I’ve gotten my eye surgery referral, but of course they didn’t call me, I had to call them and then they informed me that since they were out of network I would also need a (redundant) referral from my primary doctor, so that request has been sent as well.  Insurance…aren’t they just lovely?  So I’m in the process of dotting all my i’s and crossing all my t’s—there’ll be another evaluation and a pre-surgery consult before they get to cutting (-shiver-).  The good news is they’ll be able to correct my vision altogether, except maybe for readers, which will be the first time I’ll be able to roll out of bed without reaching for either contacts or glasses since I first couldn’t make out the blackboard from the back of Mrs. Maxwell’s portable in the 5th grade, so huzzah for that.

I don’t want to be one of those old guys that only talks about his ailments.  I jokingly complain to my wife, “My baaack…my naaack…my craaack…my saaack”—irreverently rolling down my bodily failures both real and imaginary to achieve the requisite eye roll and smirk as I exaggeratedly Quasimodo up the staircase.  It’s all fun.  But the eyesight loss is, frankly, a little frightening.  Every day I wake up and blur out the window, gauging whether or not it’s worsened overnight.  Virtually everything on the schedule will get moved once the surgery date has been set.  And if I happen to furrow my brow and vaguely wave back at you across some space, please don’t take offense.

We’ve all postulated the proverbial conundrum: which could you more easily do without—your vision or your hearing?  Without vision, I couldn’t read (well, I could learn Braille of course, but for the expediency of this experiment we’ll rule that out), but without hearing I couldn’t listen to music which would be catastrophic.  There’s ASL, but so few people know that, that it would be a much-shrunken world for sure.  My sister Lisa recently got our mom some hearing aids, but she seems to opt not to wear them for some unknown reason (uncomfortable, perhaps?), preferring instead to wait until I’m halfway through a complicated explanation of something on the phone to interrupt me with a, “Whaaaaaaat?!”  This, too, could be my future, if I don’t start turning down the hard rock and heavy metal, but what fun is that?

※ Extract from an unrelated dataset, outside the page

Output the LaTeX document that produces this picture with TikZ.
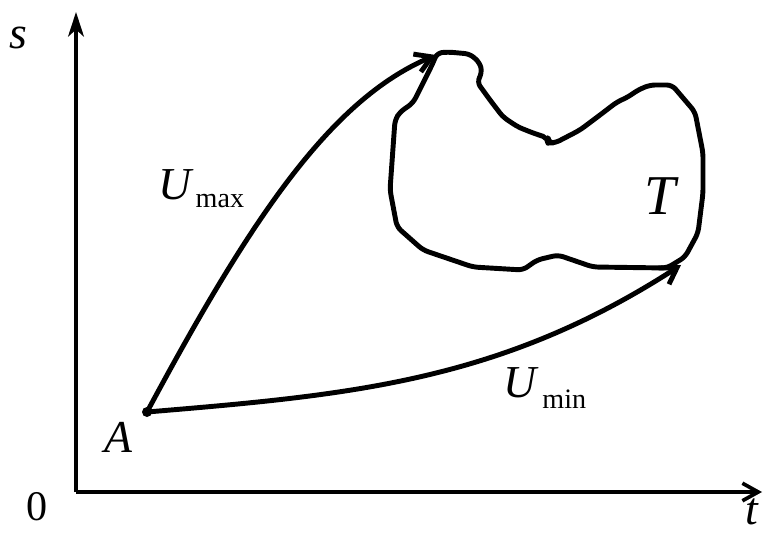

I’ve now developed a greater appreciation for what my eyes currently drink in; the trees and flowers, the blue of the sky, the shimmer off of the lake, the faces I love.  Coming to grips with being on the back slope of my life (do the math—I’m not making it to 110 nor do I want to), there’s a certain stoicism one must adapt to weather on through the various minor calamities that await us.  Maybe things that happen to us are neither good nor bad; they just are.  I’ll leave you with this fantastic Teddy Roosevelt quote: “Do what you can, with what you have, where you are.”  Should our bodies fail us, and our minds wander onto other things—chin up, chest out…it could be much worse, so make do with what you’ve got left.  And get that surgery.